# How do you solve 2log_5(x-2)=log_5 36?

Nov 3, 2016

#### Explanation:

Given:

$2 {\log}_{5} \left(x - 2\right) = {\log}_{5} \left(36\right)$

Divide both sides by 2:

${\log}_{5} \left(x - 2\right) = \left(\frac{1}{2}\right) {\log}_{5} \left(36\right)$

Use the property $\left(c\right) {\log}_{b} \left(a\right) = {\log}_{b} \left({a}^{c}\right)$

${\log}_{5} \left(x - 2\right) = {\log}_{5} \left({36}^{\frac{1}{2}}\right)$

Replace ${36}^{\frac{1}{2}}$ with 6:*

${\log}_{5} \left(x - 2\right) = {\log}_{5} \left(6\right)$

*Please notice that, technically, ${36}^{\frac{1}{2}} = \pm 6$ but the negative value would violate the domain of the logarithm.

Make the logarithms disappear by writing both sides as exponents to base.

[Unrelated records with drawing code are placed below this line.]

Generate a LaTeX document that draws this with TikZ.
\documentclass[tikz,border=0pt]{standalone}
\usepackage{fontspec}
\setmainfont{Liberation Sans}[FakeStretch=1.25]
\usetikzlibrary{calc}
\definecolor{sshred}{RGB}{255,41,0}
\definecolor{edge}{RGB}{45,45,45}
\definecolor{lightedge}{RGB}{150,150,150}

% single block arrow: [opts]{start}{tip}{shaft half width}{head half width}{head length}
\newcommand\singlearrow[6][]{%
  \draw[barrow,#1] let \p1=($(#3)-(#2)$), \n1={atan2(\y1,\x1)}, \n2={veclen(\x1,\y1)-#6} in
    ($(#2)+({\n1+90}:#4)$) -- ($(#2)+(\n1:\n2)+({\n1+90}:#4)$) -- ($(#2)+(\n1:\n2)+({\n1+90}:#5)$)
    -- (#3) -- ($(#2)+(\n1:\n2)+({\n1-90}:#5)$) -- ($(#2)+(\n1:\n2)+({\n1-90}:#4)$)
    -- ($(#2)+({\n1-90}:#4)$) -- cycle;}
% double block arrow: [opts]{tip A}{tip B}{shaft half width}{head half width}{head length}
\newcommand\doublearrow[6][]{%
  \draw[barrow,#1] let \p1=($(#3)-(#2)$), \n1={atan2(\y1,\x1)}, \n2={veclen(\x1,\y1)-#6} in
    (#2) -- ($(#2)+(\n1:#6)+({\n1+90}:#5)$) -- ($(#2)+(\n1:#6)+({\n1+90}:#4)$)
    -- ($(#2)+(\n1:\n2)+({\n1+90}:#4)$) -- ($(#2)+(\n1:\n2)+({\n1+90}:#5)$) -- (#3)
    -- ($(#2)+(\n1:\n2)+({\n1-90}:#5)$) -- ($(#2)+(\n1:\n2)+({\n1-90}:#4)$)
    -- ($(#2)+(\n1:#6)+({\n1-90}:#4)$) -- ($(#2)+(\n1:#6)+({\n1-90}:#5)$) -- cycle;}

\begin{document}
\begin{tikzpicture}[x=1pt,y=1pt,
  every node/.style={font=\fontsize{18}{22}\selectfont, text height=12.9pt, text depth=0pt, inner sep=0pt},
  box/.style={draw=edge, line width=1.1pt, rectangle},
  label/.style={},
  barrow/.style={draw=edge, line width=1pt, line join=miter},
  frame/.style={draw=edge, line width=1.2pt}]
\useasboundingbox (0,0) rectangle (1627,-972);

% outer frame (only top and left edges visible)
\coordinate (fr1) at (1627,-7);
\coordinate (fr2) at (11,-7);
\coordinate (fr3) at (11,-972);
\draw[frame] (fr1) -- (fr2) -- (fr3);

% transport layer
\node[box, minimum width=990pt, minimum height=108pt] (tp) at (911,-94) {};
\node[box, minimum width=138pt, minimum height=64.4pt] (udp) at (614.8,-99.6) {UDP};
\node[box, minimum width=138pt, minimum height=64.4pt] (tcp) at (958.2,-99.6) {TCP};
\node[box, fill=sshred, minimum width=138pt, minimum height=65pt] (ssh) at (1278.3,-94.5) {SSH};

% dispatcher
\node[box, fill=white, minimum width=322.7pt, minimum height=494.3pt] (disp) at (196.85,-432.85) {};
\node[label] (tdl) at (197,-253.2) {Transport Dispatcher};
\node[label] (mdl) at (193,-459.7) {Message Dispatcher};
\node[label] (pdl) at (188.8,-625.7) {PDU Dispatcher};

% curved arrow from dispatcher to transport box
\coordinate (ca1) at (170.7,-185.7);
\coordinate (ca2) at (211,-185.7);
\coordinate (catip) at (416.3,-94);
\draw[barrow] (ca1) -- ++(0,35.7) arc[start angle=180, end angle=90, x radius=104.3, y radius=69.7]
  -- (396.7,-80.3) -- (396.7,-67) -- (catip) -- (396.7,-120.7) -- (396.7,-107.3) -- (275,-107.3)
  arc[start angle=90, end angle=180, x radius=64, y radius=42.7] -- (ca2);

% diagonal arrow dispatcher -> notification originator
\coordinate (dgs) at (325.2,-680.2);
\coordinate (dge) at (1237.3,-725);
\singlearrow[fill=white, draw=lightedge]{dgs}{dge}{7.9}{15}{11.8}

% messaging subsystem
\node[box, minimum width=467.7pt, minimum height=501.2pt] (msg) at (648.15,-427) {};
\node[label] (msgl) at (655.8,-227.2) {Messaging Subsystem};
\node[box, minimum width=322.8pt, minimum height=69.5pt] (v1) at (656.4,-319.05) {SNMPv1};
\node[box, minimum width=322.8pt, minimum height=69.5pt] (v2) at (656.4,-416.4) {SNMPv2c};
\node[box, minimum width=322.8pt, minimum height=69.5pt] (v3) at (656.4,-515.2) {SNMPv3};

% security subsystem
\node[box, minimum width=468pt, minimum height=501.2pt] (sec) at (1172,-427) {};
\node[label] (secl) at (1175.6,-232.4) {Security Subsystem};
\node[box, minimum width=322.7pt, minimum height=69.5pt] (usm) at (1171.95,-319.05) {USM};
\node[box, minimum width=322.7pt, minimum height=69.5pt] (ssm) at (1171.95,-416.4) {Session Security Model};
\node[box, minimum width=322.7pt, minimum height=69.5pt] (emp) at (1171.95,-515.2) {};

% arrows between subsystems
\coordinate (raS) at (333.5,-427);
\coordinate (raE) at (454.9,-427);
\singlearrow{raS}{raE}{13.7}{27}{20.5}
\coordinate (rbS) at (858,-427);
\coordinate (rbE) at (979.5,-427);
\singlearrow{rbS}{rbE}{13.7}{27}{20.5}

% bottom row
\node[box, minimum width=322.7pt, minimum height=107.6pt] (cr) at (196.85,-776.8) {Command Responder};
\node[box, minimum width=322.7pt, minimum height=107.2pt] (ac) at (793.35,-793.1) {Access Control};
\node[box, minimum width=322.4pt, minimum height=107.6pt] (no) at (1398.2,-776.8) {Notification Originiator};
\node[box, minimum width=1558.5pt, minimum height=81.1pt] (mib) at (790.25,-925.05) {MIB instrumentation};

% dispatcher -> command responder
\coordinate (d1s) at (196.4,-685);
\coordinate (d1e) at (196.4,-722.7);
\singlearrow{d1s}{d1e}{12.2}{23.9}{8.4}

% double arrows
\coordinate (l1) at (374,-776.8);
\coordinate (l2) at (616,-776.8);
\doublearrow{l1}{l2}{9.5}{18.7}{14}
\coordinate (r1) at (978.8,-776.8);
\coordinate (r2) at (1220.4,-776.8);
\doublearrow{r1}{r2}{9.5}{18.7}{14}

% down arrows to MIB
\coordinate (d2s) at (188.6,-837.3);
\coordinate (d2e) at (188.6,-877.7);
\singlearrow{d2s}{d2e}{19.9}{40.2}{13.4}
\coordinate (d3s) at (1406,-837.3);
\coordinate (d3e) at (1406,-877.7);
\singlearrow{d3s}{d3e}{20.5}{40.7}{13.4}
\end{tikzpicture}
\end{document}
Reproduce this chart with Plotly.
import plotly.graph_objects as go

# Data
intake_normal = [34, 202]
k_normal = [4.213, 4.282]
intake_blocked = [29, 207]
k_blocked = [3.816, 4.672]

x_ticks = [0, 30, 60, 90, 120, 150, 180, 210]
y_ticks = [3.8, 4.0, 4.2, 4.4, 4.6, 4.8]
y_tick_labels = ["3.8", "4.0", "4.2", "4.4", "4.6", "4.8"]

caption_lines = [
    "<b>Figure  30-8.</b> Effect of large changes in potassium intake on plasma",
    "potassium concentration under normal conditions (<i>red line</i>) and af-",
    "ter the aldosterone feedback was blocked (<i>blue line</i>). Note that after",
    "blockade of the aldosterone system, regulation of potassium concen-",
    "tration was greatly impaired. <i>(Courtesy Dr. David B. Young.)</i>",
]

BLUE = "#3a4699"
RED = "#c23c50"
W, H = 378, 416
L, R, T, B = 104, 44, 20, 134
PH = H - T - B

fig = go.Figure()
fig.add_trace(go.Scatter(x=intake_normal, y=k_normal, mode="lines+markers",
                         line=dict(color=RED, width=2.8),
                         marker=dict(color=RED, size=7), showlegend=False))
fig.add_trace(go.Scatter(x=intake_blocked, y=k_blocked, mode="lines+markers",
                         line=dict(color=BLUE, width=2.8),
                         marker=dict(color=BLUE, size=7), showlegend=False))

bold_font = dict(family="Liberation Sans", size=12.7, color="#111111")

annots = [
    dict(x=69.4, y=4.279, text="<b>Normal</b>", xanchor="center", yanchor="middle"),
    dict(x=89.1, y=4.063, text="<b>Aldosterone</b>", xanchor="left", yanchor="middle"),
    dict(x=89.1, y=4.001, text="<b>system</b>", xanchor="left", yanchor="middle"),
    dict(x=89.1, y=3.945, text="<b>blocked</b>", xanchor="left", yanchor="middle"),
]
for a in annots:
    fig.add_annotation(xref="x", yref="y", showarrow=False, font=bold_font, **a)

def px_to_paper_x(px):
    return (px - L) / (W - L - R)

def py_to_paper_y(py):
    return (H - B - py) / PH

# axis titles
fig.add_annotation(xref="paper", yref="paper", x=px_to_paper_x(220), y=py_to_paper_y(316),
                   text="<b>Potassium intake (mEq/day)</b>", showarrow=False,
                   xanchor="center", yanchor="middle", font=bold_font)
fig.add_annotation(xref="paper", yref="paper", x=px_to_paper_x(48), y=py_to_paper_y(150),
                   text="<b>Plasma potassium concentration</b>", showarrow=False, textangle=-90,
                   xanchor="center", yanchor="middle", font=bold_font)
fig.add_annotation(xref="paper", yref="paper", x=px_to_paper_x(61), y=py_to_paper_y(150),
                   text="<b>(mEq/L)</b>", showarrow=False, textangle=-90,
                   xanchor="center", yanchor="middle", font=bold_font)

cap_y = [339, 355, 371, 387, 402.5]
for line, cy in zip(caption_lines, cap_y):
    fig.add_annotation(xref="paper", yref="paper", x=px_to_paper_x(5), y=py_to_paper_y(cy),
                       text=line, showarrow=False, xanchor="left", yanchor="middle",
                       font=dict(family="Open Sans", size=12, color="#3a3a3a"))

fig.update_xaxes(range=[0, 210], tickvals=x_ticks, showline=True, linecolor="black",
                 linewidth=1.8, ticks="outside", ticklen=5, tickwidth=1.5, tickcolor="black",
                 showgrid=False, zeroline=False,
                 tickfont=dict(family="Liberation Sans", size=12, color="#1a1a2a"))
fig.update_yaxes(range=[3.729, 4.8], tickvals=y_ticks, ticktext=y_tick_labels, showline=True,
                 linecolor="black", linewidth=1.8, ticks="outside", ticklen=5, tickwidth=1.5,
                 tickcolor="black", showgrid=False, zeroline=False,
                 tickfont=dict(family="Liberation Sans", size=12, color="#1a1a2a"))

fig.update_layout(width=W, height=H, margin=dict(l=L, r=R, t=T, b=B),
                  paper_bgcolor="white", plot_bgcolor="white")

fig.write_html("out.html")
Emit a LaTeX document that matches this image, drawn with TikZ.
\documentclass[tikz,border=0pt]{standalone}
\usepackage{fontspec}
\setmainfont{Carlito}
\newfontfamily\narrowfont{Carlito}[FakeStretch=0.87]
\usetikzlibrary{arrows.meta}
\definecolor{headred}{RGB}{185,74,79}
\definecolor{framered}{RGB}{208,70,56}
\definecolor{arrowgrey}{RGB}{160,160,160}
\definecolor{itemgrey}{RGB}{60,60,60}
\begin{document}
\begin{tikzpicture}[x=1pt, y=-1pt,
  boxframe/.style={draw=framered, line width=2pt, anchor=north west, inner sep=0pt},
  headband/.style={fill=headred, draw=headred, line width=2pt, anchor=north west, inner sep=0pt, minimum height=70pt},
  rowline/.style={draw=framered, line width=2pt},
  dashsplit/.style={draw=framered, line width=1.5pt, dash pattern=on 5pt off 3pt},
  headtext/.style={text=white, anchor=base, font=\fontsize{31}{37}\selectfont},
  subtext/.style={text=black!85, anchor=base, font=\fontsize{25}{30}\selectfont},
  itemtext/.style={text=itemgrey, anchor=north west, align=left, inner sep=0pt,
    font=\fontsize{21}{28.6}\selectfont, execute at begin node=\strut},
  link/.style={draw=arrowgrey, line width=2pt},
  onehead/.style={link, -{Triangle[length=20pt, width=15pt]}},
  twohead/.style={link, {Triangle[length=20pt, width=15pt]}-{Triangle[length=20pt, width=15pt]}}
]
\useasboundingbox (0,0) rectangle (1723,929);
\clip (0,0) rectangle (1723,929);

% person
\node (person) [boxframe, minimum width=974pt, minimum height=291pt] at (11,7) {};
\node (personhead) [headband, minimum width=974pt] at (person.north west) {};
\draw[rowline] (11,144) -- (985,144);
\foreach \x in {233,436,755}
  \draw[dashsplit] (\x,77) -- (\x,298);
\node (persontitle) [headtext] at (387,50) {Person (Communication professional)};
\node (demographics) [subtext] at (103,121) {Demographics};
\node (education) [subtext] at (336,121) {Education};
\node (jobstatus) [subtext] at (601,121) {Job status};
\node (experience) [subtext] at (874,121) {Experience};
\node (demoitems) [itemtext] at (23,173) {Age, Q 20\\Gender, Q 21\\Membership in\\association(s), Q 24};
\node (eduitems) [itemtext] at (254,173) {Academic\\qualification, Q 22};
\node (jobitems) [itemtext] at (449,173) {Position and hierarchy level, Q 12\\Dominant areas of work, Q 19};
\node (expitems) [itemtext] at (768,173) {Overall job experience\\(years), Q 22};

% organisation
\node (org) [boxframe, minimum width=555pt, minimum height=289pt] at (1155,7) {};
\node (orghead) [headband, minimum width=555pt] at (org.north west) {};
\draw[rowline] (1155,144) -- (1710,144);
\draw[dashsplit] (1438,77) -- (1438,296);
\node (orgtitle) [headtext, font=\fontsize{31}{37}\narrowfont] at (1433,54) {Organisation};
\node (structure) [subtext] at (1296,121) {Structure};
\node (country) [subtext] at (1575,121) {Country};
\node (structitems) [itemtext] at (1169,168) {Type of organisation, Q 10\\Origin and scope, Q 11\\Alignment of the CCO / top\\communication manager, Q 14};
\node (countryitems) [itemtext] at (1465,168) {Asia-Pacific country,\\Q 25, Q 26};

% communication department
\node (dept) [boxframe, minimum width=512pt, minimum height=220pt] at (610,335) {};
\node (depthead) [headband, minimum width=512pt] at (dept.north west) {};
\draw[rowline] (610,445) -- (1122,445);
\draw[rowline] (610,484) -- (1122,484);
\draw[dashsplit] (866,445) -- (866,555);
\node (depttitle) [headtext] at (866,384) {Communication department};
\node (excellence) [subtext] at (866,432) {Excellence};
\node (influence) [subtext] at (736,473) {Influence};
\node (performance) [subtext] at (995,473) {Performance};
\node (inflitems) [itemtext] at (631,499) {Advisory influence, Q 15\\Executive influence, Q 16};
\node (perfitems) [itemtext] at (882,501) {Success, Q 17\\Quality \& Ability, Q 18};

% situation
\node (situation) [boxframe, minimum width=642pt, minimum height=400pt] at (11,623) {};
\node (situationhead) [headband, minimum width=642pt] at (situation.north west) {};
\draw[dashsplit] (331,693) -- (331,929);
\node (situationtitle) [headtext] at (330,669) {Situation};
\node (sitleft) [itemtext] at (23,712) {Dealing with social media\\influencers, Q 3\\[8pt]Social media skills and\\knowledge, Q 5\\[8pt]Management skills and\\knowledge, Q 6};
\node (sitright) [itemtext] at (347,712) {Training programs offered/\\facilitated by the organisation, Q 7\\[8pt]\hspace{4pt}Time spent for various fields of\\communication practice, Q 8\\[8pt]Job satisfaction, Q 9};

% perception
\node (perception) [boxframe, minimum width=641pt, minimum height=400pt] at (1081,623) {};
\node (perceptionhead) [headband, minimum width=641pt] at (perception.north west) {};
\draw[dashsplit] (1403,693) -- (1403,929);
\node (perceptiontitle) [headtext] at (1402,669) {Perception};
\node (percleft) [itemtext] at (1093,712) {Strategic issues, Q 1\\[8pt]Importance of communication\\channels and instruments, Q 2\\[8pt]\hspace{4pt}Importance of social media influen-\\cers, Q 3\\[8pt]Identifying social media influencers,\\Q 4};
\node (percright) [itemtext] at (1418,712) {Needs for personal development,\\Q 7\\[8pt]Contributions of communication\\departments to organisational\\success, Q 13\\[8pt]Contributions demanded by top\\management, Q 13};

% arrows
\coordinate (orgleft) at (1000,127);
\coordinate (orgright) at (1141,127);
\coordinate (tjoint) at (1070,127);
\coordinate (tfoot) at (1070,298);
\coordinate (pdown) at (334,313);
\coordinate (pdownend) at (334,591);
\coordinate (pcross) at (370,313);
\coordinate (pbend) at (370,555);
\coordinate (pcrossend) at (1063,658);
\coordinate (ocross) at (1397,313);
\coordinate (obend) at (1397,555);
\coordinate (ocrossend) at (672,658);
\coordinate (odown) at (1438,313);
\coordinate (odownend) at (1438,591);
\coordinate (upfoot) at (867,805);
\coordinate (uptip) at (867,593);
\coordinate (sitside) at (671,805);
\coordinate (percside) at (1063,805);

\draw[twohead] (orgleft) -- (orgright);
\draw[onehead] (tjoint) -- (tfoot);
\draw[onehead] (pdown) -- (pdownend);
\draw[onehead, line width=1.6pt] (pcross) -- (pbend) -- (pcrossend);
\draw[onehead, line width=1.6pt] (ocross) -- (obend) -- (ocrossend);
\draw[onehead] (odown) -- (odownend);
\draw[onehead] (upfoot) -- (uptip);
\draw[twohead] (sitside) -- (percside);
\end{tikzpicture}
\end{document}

${5}^{{\log}_{5} \left(x - 2\right)} = {5}^{{\log}_{5} \left(6\right)}$

$x - 2 = 6$

$x = 8$

Nov 3, 2016

$x = 8$

#### Explanation:

$2 {\log}_{5} \left(x - 2\right) = {\log}_{5} 36 \text{ } \leftarrow$ use the log power law

${\log}_{5} {\left(x - 2\right)}^{2} = {\log}_{5} 36$

Note: If $\log A = \log B \Leftrightarrow A = B$

$\therefore {\left(x - 2\right)}^{2} = 36 \text{ } \leftarrow$ find the square root

$x - 2 = \sqrt{36} = \pm 6 \text{ } \leftarrow$ reject -6

$x - 2 = 6$

$x = 8$